There’s plenty of fodder for that belief. An internal poll showed that Mr. McCall is leading Mr. Pataki among members of Local 1199 of the hospital-workers’ union, the union Mr. Rivera heads. This is not surprising-half the union’s membership is African-American or Caribbean, and when you factor in likely voters, union sources say, you’re talking about the majority of 1199’s members.

Below the leadership level, union staffers have long been ambivalent about Mr. Pataki. In March 2001, when Mr. Rivera held a rally to thank the Governor for his opposition to the naval bombing runs in Vieques, Puerto Rico, union staffers say they were literally ordered from their work floors into the auditorium where the rally was held. Even today, some mid-level managers can’t fathom how some of the union’s leadership, who share an ideological past more like Mr. da Silva’s than Mr. Pataki’s, can stomach organizing for the Republican-Conservative incumbent.

“I kid them all the time,” one of the managers told The Observer. “I mean, here are these black radicals campaigning against McCall.”

Mr. Rivera denies there is any lack of enthusiasm for Mr. Pataki. “That is not the case,” he insisted to The Observer . “We are active and have been active.” His operatives are activating their vaunted field operation, Mr. Rivera said, and he’s planned a ribbon-cutting ceremony at a nurse training center in the Bronx later this month. And campaign sources say that Mr. Rivera will be featured in upcoming radio and television ads for Mr. Pataki.

Indeed, even a question about whether Mr. Rivera was as committed to the Pataki campaign as before elicited a phone call from his top aide, Jennifer Cunningham, eager to dispel the notion that the union’s support had waned.

But all has not been smooth between the Pataki campaign and Mr. Rivera lately. One of Mr. Rivera’s chief jobs prior to last September’s primary was to help deliver the Independence Party line to Mr. Pataki-that way, hard-line Democrats wouldn’t have to pull a Republican or Conservative lever to vote for the Governor. The union devoted its resources and money to helping Mr. Pataki in his battle to keep businessman Thomas Golisano off the Independence Party line.

But Mr. Pataki lost the primary. Mr. Pataki’s spokesman,Michael McKeon, insists the campaign doesn’t blame Mr. Rivera. “Dennis worked hard and did a good job. Everything people say about their operation is true,” he said.

But the upshot remains that Local 1199 members have no choice but to vote Republican or Conservative if they intendtofollowtheir leadersinsupporting Mr. Pataki.

No one knows exactly how the union’s leaders are going to get their members to stray from the Democratic Party line. In Hillary Clinton’s campaign in 2000, said one official familiar with 1199’s operations, union members simply called or knocked on doors in black neighborhoods to get out the vote, knowing those voters would overwhelmingly support the Democratic candidate. “But I don’t see them doing that here,” the official wryly noted.

Ms.
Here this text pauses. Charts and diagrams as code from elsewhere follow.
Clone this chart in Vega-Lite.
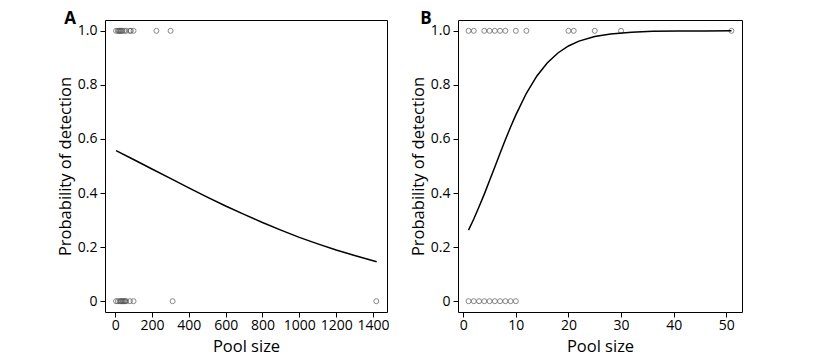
{
  "$schema": "https://vega.github.io/schema/vega-lite/v6.json",
  "padding": {"left": 56, "top": 9, "right": 0, "bottom": 0},
  "spacing": 19,
  "config": {
    "font": "Open Sans",
    "view": {"stroke": "black", "strokeWidth": 1},
    "axis": {"domain": false, "grid": false, "tickColor": "black", "tickSize": 5, "labelColor": "black", "labelFontSize": 14, "titleFontSize": 16.5, "titleFontWeight": "normal", "titleColor": "black", "labelPadding": 3},
    "axisX": {"labelPadding": 1, "titlePadding": 6},
    "title": {"fontSize": 17, "fontWeight": "bold", "anchor": "start", "frame": "bounds", "color": "black"}
  },
  "datasets": {
    "a_pts": [
      {"pool": 5, "p": 1}, {"pool": 15, "p": 1}, {"pool": 20, "p": 1}, {"pool": 25, "p": 1}, {"pool": 30, "p": 1}, {"pool": 35, "p": 1}, {"pool": 40, "p": 1}, {"pool": 50, "p": 1}, {"pool": 60, "p": 1}, {"pool": 80, "p": 1}, {"pool": 85, "p": 1}, {"pool": 100, "p": 1}, {"pool": 224, "p": 1}, {"pool": 301, "p": 1},
      {"pool": 5, "p": 0}, {"pool": 15, "p": 0}, {"pool": 25, "p": 0}, {"pool": 30, "p": 0}, {"pool": 35, "p": 0}, {"pool": 40, "p": 0}, {"pool": 45, "p": 0}, {"pool": 50, "p": 0}, {"pool": 55, "p": 0}, {"pool": 60, "p": 0}, {"pool": 80, "p": 0}, {"pool": 100, "p": 0}, {"pool": 312, "p": 0}, {"pool": 1418, "p": 0}
    ],
    "a_fit": [
      {"pool": 5, "p": 0.557}, {"pool": 100, "p": 0.524}, {"pool": 200, "p": 0.489}, {"pool": 300, "p": 0.454}, {"pool": 400, "p": 0.419}, {"pool": 500, "p": 0.385}, {"pool": 600, "p": 0.352}, {"pool": 700, "p": 0.321}, {"pool": 800, "p": 0.291}, {"pool": 900, "p": 0.263}, {"pool": 1000, "p": 0.236}, {"pool": 1100, "p": 0.212}, {"pool": 1200, "p": 0.189}, {"pool": 1300, "p": 0.169}, {"pool": 1420, "p": 0.146}
    ],
    "b_pts": [
      {"pool": 1, "p": 1}, {"pool": 2, "p": 1}, {"pool": 4, "p": 1}, {"pool": 5, "p": 1}, {"pool": 6, "p": 1}, {"pool": 7, "p": 1}, {"pool": 8, "p": 1}, {"pool": 10, "p": 1}, {"pool": 12, "p": 1}, {"pool": 20, "p": 1}, {"pool": 21, "p": 1}, {"pool": 25, "p": 1}, {"pool": 30, "p": 1}, {"pool": 51, "p": 1},
      {"pool": 1, "p": 0}, {"pool": 2, "p": 0}, {"pool": 3, "p": 0}, {"pool": 4, "p": 0}, {"pool": 5, "p": 0}, {"pool": 6, "p": 0}, {"pool": 7, "p": 0}, {"pool": 8, "p": 0}, {"pool": 9, "p": 0}, {"pool": 10, "p": 0}
    ],
    "b_fit": [
      {"pool": 1, "p": 0.263}, {"pool": 2, "p": 0.304}, {"pool": 3, "p": 0.349}, {"pool": 4, "p": 0.396}, {"pool": 5, "p": 0.446}, {"pool": 6, "p": 0.496}, {"pool": 7, "p": 0.547}, {"pool": 8, "p": 0.597}, {"pool": 9, "p": 0.644}, {"pool": 10, "p": 0.689}, {"pool": 12, "p": 0.769}, {"pool": 14, "p": 0.833}, {"pool": 16, "p": 0.882}, {"pool": 18, "p": 0.918}, {"pool": 20, "p": 0.944}, {"pool": 22, "p": 0.962}, {"pool": 25, "p": 0.979}, {"pool": 28, "p": 0.988}, {"pool": 32, "p": 0.995}, {"pool": 36, "p": 0.998}, {"pool": 41, "p": 0.999}, {"pool": 46, "p": 0.9997}, {"pool": 51, "p": 1.0}
    ]
  },
  "hconcat": [
    {
      "title": {"text": "A", "dy": 12, "dx": 7},
      "width": 282,
      "height": 292,
      "encoding": {
        "x": {"field": "pool", "type": "quantitative", "scale": {"domain": [-55, 1476], "nice": false, "zero": false}, "axis": {"values": [0, 200, 400, 600, 800, 1000, 1200, 1400], "format": "d", "title": "Pool size"}},
        "y": {"field": "p", "type": "quantitative", "scale": {"domain": [-0.04, 1.04], "nice": false, "zero": false}, "axis": {"values": [0, 0.2, 0.4, 0.6, 0.8, 1.0], "labelExpr": "datum.value == 0 ? '0' : format(datum.value, '.1f')", "title": "Probability of detection"}}
      },
      "layer": [
        {"data": {"name": "a_pts"}, "mark": {"type": "point", "shape": "circle", "filled": false, "color": "#555555", "size": 25, "strokeWidth": 1}},
        {"data": {"name": "a_fit"}, "mark": {"type": "line", "color": "black", "strokeWidth": 1.5}}
      ]
    },
    {
      "title": {"text": "B", "dy": 12, "dx": 10},
      "width": 284,
      "height": 292,
      "encoding": {
        "x": {"field": "pool", "type": "quantitative", "scale": {"domain": [-1, 53], "nice": false, "zero": false}, "axis": {"values": [0, 10, 20, 30, 40, 50], "format": "d", "title": "Pool size"}},
        "y": {"field": "p", "type": "quantitative", "scale": {"domain": [-0.04, 1.04], "nice": false, "zero": false}, "axis": {"values": [0, 0.2, 0.4, 0.6, 0.8, 1.0], "labelExpr": "datum.value == 0 ? '0' : format(datum.value, '.1f')", "title": "Probability of detection"}}
      },
      "layer": [
        {"data": {"name": "b_pts"}, "mark": {"type": "point", "shape": "circle", "filled": false, "color": "#555555", "size": 25, "strokeWidth": 1}},
        {"data": {"name": "b_fit"}, "mark": {"type": "line", "color": "black", "strokeWidth": 1.5}}
      ]
    }
  ]
}
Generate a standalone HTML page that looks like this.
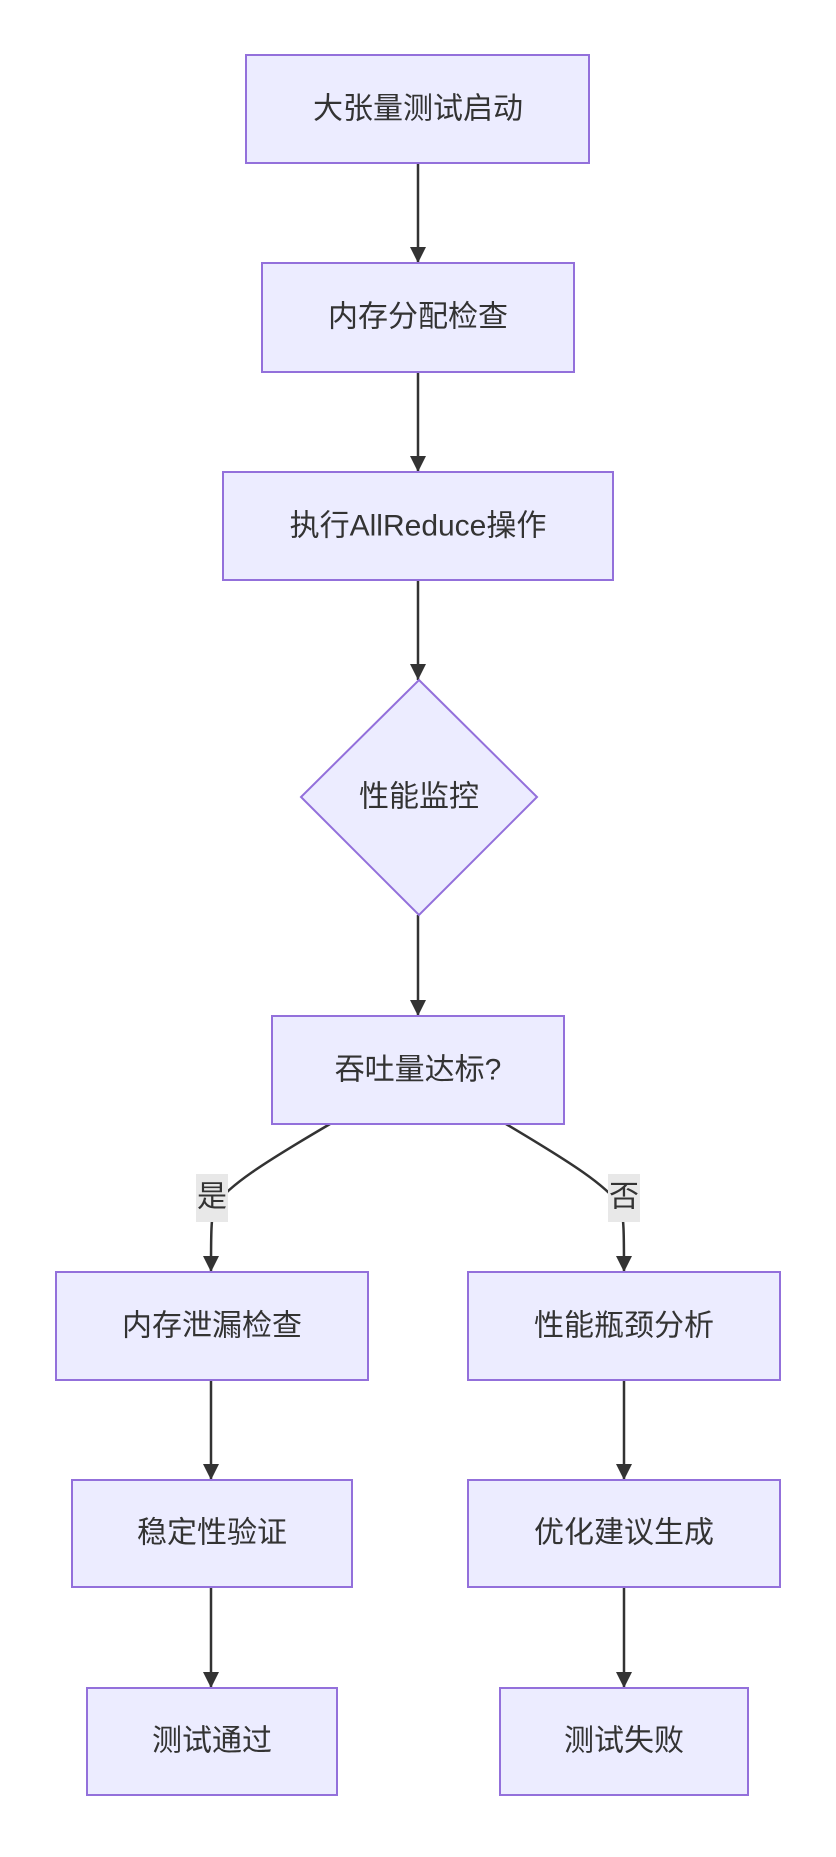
<!DOCTYPE html>
<html><head><meta charset="utf-8"><style>
html,body{margin:0;padding:0;background:#fff;}
svg text{font-family:"Liberation Sans","Noto Sans CJK SC",sans-serif;font-size:30px;fill:#333;text-anchor:middle;dominant-baseline:central;}
</style></head><body>
<svg width="836" height="1852" viewBox="0 0 836 1852" xmlns="http://www.w3.org/2000/svg">
<defs><marker id="a" viewBox="0 0 10 10" refX="10" refY="5" markerWidth="16" markerHeight="16" markerUnits="userSpaceOnUse" orient="auto"><path d="M0,0L10,5L0,10z" fill="#333"/></marker></defs>
<g fill="none" stroke="#333" stroke-width="2.5" marker-end="url(#a)">
<path d="M418,163V263"/>
<path d="M418,372V472"/>
<path d="M418,580V680"/>
<path d="M418,915V1016"/>
<path d="M330,1124C260,1165 230,1185 215,1205C211,1215 211,1235 211,1272"/>
<path d="M506,1124C575,1165 605,1185 620,1205C624,1215 624,1235 624,1272"/>
<path d="M211,1380V1480"/>
<path d="M211,1587V1688"/>
<path d="M624,1380V1480"/>
<path d="M624,1587V1688"/>
</g>
<g fill="#ECECFF" stroke="#9370DB" stroke-width="2">
<rect x="246" y="55" width="343" height="108"/>
<rect x="262" y="263" width="312" height="109"/>
<rect x="223" y="472" width="390" height="108"/>
<path d="M419,680L537,797L419,915L301,797Z"/>
<rect x="272" y="1016" width="292" height="108"/>
<rect x="56" y="1272" width="312" height="108"/>
<rect x="468" y="1272" width="312" height="108"/>
<rect x="72" y="1480" width="280" height="107"/>
<rect x="468" y="1480" width="312" height="107"/>
<rect x="87" y="1688" width="250" height="107"/>
<rect x="500" y="1688" width="248" height="107"/>
</g>
<rect x="196" y="1174" width="32" height="48" fill="#e8e8e8"/>
<rect x="608" y="1174" width="32" height="48" fill="#e8e8e8"/>
<text x="212" y="1197">是</text>
<text x="624" y="1197">否</text>
<text x="418" y="109">大张量测试启动</text>
<text x="418" y="317">内存分配检查</text>
<text x="418" y="526">执行AllReduce操作</text>
<text x="419" y="797">性能监控</text>
<text x="418" y="1070">吞吐量达标?</text>
<text x="212" y="1326">内存泄漏检查</text>
<text x="624" y="1326">性能瓶颈分析</text>
<text x="212" y="1533">稳定性验证</text>
<text x="624" y="1533">优化建议生成</text>
<text x="212" y="1741">测试通过</text>
<text x="624" y="1741">测试失败</text>
</svg>
</body></html>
Cunningham wouldn’t say how the union’s field operation would work, leaving that to the Pataki campaign. Mr. McKeon declined to “get into specific strategy,” but did say that “1199 will help on Election Day to get the George Pataki vote out.”

Mr. Rivera wants Mr. Pataki to win the election; his own credibility, after all, is on the line. But don’t be surprised, assuming Mr. Pataki is re-elected, if the two allies find themselves at odds next year. The state budget is facing huge gaps, and it’s unlikely that health care will be exempt from cuts in state spending.

That’s certain to strain this odd but important relationship.